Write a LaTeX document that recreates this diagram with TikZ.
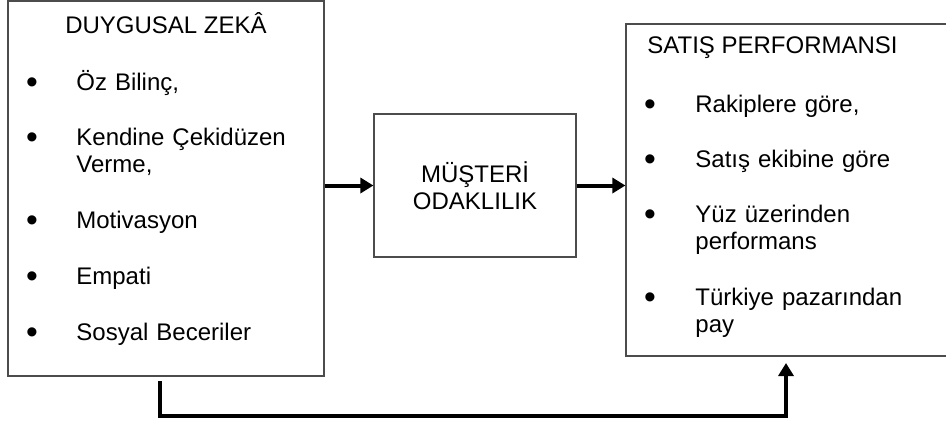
\documentclass[tikz,border=0pt]{standalone}
\usepackage{fontspec}
\setmainfont{Liberation Sans}
\usetikzlibrary{arrows.meta, positioning}
\newcommand{\nokta}{\raisebox{-1.6pt}{\scalebox{1.4}{\textbullet}}}

\begin{document}
\begin{tikzpicture}[x=0.5pt, y=-0.5pt, font=\fontsize{12}{13.5}\selectfont]
\tikzstyle{kutu}=[draw=black!70, line width=0.6pt, inner sep=0pt]
\tikzstyle{baslik}=[inner sep=0pt]
\tikzstyle{madde}=[inner sep=0pt, anchor=base]
\tikzstyle{yazi}=[inner sep=0pt, anchor=base west, text width=125pt, align=left]
\tikzstyle{ok}=[-{Triangle[length=6.5pt, width=7.5pt]}, line width=2pt]
\useasboundingbox (0,0) rectangle (946,425);
% kutular
\node[kutu, minimum width=158pt, minimum height=187.5pt] (dz) at (166,188.5) {};
\node[kutu, minimum width=101pt, minimum height=71.5pt, align=center] (mo) at (475,185.5) {MÜŞTERİ\\ODAKLILIK};
\node[kutu, minimum width=163pt, minimum height=166pt] (sp) at (789,190) {};
% basliklar
\node[baslik, anchor=base] (dzb) at (166,33) {DUYGUSAL ZEKÂ};
\node[baslik, anchor=base west] (spb) at (647,53) {SATIŞ PERFORMANSI};
% maddeler
\foreach \y/\t [count=\i] in {90/{Öz Bilinç,}, 145/{Kendine Çekidüzen\\Verme,}, 228/{Motivasyon}, 284/{Empati}, 340/{Sosyal Beceriler}} {
  \node[madde] (dzm\i) at (32,\y) {\nokta};
  \node[yazi] (dzy\i) at (76,\y) {\t};
}
\foreach \y/\t [count=\i] in {112/{Rakiplere göre,}, 167/{Satış ekibine göre}, 222/{Yüz üzerinden\\performans}, 305/{Türkiye pazarından\\pay}} {
  \node[madde] (spm\i) at (650,\y) {\nokta};
  \node[yazi] (spy\i) at (695,\y) {\t};
}
% oklar
\coordinate (a1) at (160,381);
\coordinate (a2) at (786,416);
\coordinate (a3) at (786,363);
\draw[ok] (dz.east |- mo.west) -- (mo.west);
\draw[ok] (mo.east) -- (mo.east -| sp.west);
\draw[ok] (a1) |- (a2) -- (a3);
\end{tikzpicture}
\end{document}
::::
* EXERCISE BRIEF *
Quote every line word for word and keep the images out of the copy.

* FINAL RESULT *
Write a LaTeX document that recreates this diagram with TikZ.
\documentclass[tikz,border=0pt]{standalone}
\usepackage{fontspec}
\setmainfont{Liberation Sans}
\usetikzlibrary{arrows.meta, positioning}
\newcommand{\nokta}{\raisebox{-1.6pt}{\scalebox{1.4}{\textbullet}}}

\begin{document}
\begin{tikzpicture}[x=0.5pt, y=-0.5pt, font=\fontsize{12}{13.5}\selectfont]
\tikzstyle{kutu}=[draw=black!70, line width=0.6pt, inner sep=0pt]
\tikzstyle{baslik}=[inner sep=0pt]
\tikzstyle{madde}=[inner sep=0pt, anchor=base]
\tikzstyle{yazi}=[inner sep=0pt, anchor=base west, text width=125pt, align=left]
\tikzstyle{ok}=[-{Triangle[length=6.5pt, width=7.5pt]}, line width=2pt]
\useasboundingbox (0,0) rectangle (946,425);
% kutular
\node[kutu, minimum width=158pt, minimum height=187.5pt] (dz) at (166,188.5) {};
\node[kutu, minimum width=101pt, minimum height=71.5pt, align=center] (mo) at (475,185.5) {MÜŞTERİ\\ODAKLILIK};
\node[kutu, minimum width=163pt, minimum height=166pt] (sp) at (789,190) {};
% basliklar
\node[baslik, anchor=base] (dzb) at (166,33) {DUYGUSAL ZEKÂ};
\node[baslik, anchor=base west] (spb) at (647,53) {SATIŞ PERFORMANSI};
% maddeler
\foreach \y/\t [count=\i] in {90/{Öz Bilinç,}, 145/{Kendine Çekidüzen\\Verme,}, 228/{Motivasyon}, 284/{Empati}, 340/{Sosyal Beceriler}} {
  \node[madde] (dzm\i) at (32,\y) {\nokta};
  \node[yazi] (dzy\i) at (76,\y) {\t};
}
\foreach \y/\t [count=\i] in {112/{Rakiplere göre,}, 167/{Satış ekibine göre}, 222/{Yüz üzerinden\\performans}, 305/{Türkiye pazarından\\pay}} {
  \node[madde] (spm\i) at (650,\y) {\nokta};
  \node[yazi] (spy\i) at (695,\y) {\t};
}
% oklar
\coordinate (a1) at (160,381);
\coordinate (a2) at (786,416);
\coordinate (a3) at (786,363);
\draw[ok] (dz.east |- mo.west) -- (mo.west);
\draw[ok] (mo.east) -- (mo.east -| sp.west);
\draw[ok] (a1) |- (a2) -- (a3);
\end{tikzpicture}
\end{document}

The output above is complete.